Title: Culture Columnist

Twitter: @osagewriter

Topic Expertise: Columnist, Literary Arts, Community

Email: Rubyhansenmurray@gmail.com

Languages spoken: English, Osage language learner

Ruby Hansen Murray is a freelance journalist and a columnist for the Osage News.  She’s the winner of The Iowa Review and Montana Nonfiction Prizes awarded fellowships at MacDowell, Ragdale, Hedgebrook and Fishtrap. She has been nominated for Push Cart prizes and Best of the Net. Her work is forthcoming in Cascadia: A Field Guide (Tupelo Press) and appears in Shapes of Native Nonfiction (University of Washington Press) and Allotment Stories (University of Minnesota Press). It may be found in Ecotone, Pleiades, High Desert Journal, Moss, Arkansas International, River Mouth Review, Under the Sun, the Massachusetts Review, The Rumpus, Colorlines, and South Florida Poetry Journal.
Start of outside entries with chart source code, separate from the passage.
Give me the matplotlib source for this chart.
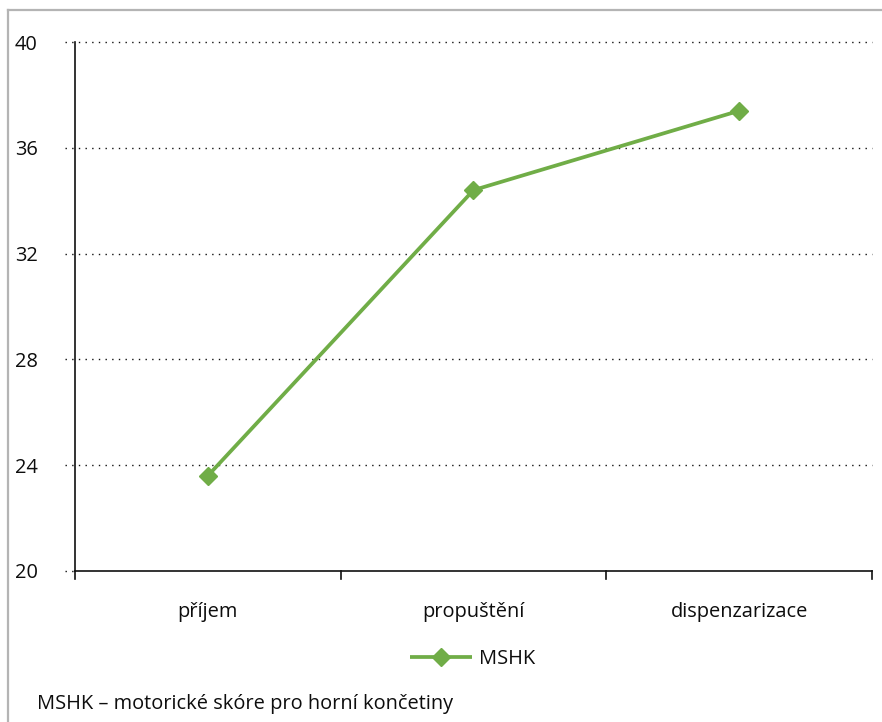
import matplotlib
matplotlib.use("Agg")
import matplotlib.pyplot as plt
from matplotlib.lines import Line2D

plt.rcParams['font.family'] = ['Open Sans', 'DejaVu Sans']

categories = ["příjem", "propuštění", "dispenzarizace"]
values = [23.6, 34.4, 37.4]
series_name = "MSHK"
y_ticks = [20, 24, 28, 32, 36, 40]
footnote = "MSHK – motorické skóre pro horní končetiny"

W, H = 882, 722
fig = plt.figure(figsize=(W / 100, H / 100), dpi=100)
ax = fig.add_axes([75 / W, 1 - 571 / H, (872 - 75) / W, (571 - 42) / H])

green = "#70AD47"
txt = "#0d0d0d"
fs = 14.4
x = list(range(len(categories)))
ax.plot(x, values, color=green, lw=2.7, marker="D", ms=9, label=series_name,
        solid_capstyle="butt", zorder=3)

ax.set_xlim(-0.5, len(categories) - 0.5)
ax.set_ylim(y_ticks[0], y_ticks[-1])
ax.set_yticks(y_ticks)
ax.set_yticklabels([str(t) for t in y_ticks])
ax.set_xticks(x)
ax.set_xticklabels(categories)

# gridlines (dotted, extend slightly left of axis)
dots = (0, (1, 3.8))
for t in y_ticks[1:]:
    ax.plot([-10 / (872 - 75), 1], [t, t], transform=ax.get_yaxis_transform(),
            color="#111111", lw=1.0, ls=dots, clip_on=False, zorder=1)
ax.plot([-10 / (872 - 75), 0], [20, 20], transform=ax.get_yaxis_transform(),
        color="#111111", lw=1.0, ls=dots, clip_on=False, zorder=1)

for s in ["top", "right"]:
    ax.spines[s].set_visible(False)
for s in ["left", "bottom"]:
    ax.spines[s].set_linewidth(1.2)
    ax.spines[s].set_color("#111111")

ax.tick_params(axis="y", length=0, pad=27, labelsize=fs, colors=txt)
ax.tick_params(axis="x", length=0, pad=22.5, labelsize=fs, colors=txt)

# category boundary ticks
for b in [-0.5, 0.5, 1.5, 2.5]:
    ax.plot([b, b], [0, -8 / (571 - 42)], transform=ax.get_xaxis_transform(),
            color="#111111", lw=1.2, clip_on=False)

leg = fig.legend(loc="center", bbox_to_anchor=(473 / W, 1 - 659 / H),
                 frameon=False, fontsize=fs, handlelength=3.1, handletextpad=0.35)
for t in leg.get_texts():
    t.set_color(txt)

fig.text(37 / W, 1 - 704 / H, footnote, fontsize=fs, va="center", ha="left",
         color=txt)

# outer frame (top and left visible)
fig.add_artist(Line2D([8 / W, 8 / W], [0, 1 - 10 / H], transform=fig.transFigure,
                      color="#b4b4b4", lw=1.6))
fig.add_artist(Line2D([8 / W, 1], [1 - 10 / H, 1 - 10 / H], transform=fig.transFigure,
                      color="#b4b4b4", lw=1.6))

fig.savefig("out.png", dpi=100)
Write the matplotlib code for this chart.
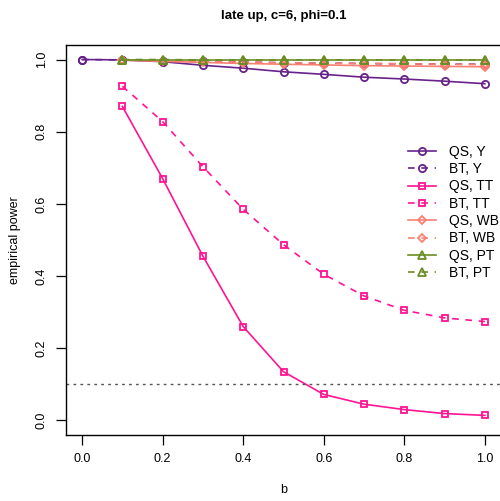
import numpy as np
import matplotlib.pyplot as plt

################################################################################
# data: empirical power against b
b_full = [0.0, 0.1, 0.2, 0.3, 0.4, 0.5, 0.6, 0.7, 0.8, 0.9, 1.0]
b = [0.1, 0.2, 0.3, 0.4, 0.5, 0.6, 0.7, 0.8, 0.9, 1.0]

qs_y = [1.0, 0.999, 0.994, 0.984, 0.976, 0.966, 0.959, 0.951, 0.946, 0.940, 0.933]
bt_y = [1.0, 0.999, 0.997, 0.995, 0.993, 0.991, 0.990, 0.989, 0.988, 0.987, 0.987]
qs_tt = [0.870, 0.670, 0.455, 0.260, 0.135, 0.072, 0.045, 0.030, 0.019, 0.014]
bt_tt = [0.926, 0.828, 0.703, 0.585, 0.487, 0.405, 0.345, 0.305, 0.284, 0.274]
qs_wb = [0.998, 0.995, 0.992, 0.989, 0.987, 0.985, 0.983, 0.982, 0.981, 0.980]
bt_wb = [0.999, 0.997, 0.995, 0.993, 0.991, 0.990, 0.989, 0.988, 0.987, 0.986]
qs_pt = [1.0, 1.0, 1.0, 1.0, 1.0, 1.0, 1.0, 1.0, 1.0, 1.0]
bt_pt = [1.0, 1.0, 0.999, 0.999, 0.999, 0.999, 0.999, 0.999, 0.999, 0.999]

alpha_level = 0.1

# colours per test statistic
c_y = "#68228B"
c_tt = "#FF1493"
c_wb = "#FA8072"
c_pt = "#6B8E23"

################################################################################
plt.rcParams['font.family'] = ['Liberation Sans', 'DejaVu Sans']

fig = plt.figure(figsize=(5.0, 5.01), dpi=100)
ax = fig.add_axes([0.132, 0.132, 0.870, 0.778])

dash = (0, (4, 4))
ms = 5.2
lw = 1.2

series = [
    ("QS, Y", b_full, qs_y, c_y, "o", "-"),
    ("BT, Y", b_full, bt_y, c_y, "o", dash),
    ("QS, TT", b, qs_tt, c_tt, "s", "-"),
    ("BT, TT", b, bt_tt, c_tt, "s", dash),
    ("QS, WB", b, qs_wb, c_wb, "D", "-"),
    ("BT, WB", b, bt_wb, c_wb, "D", dash),
    ("QS, PT", b, qs_pt, c_pt, "^", "-"),
    ("BT, PT", b, bt_pt, c_pt, "^", dash),
]

for label, xs, ys, col, mk, ls in series:
    size = ms - 1.0 if mk in ("D", "s") else ms
    ax.plot(xs, ys, color=col, linestyle=ls, linewidth=lw, marker=mk,
            markersize=size, markerfacecolor="none", markeredgecolor=col,
            markeredgewidth=1.3, label=label)

# nominal level
ax.axhline(alpha_level, color="#555555", linestyle=(0, (2, 3)), linewidth=1.0)

ax.set_xlim(-0.04, 1.04)
ax.set_ylim(-0.04, 1.04)
ax.set_xticks([0.0, 0.2, 0.4, 0.6, 0.8, 1.0])
ax.set_yticks([0.0, 0.2, 0.4, 0.6, 0.8, 1.0])
ax.set_xticklabels(["0.0", "0.2", "0.4", "0.6", "0.8", "1.0"])
ax.set_yticklabels(["0.0", "0.2", "0.4", "0.6", "0.8", "1.0"], rotation=90, va="center")
ax.tick_params(direction="out", length=7, width=0.9, labelsize=9, pad=6)
for s in ax.spines.values():
    s.set_linewidth(1.0)

ax.set_xlabel("b", fontsize=9, labelpad=14)
ax.set_ylabel("empirical power", fontsize=9, labelpad=11)
ax.set_title("late up, c=6, phi=0.1", fontsize=9.5, fontweight="bold", pad=19)

ax.legend(loc="upper left", bbox_to_anchor=(0.816, 0.711), bbox_transform=fig.transFigure,
          frameon=False, fontsize=10, handlelength=2.0, handletextpad=0.95,
          labelspacing=0.24, borderpad=0, borderaxespad=0)

plt.savefig("out.png", dpi=100)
She has an MFA from the Institute of American Indian Arts and has written for regional and daily papers across the Northwest and received multiple awards from the Native American Journalist Association and the Oklahoma Pro Chapter of Professional Journalists. She’s a citizen of the Osage Nation with West Indian roots, living in the lower Columbia River estuary.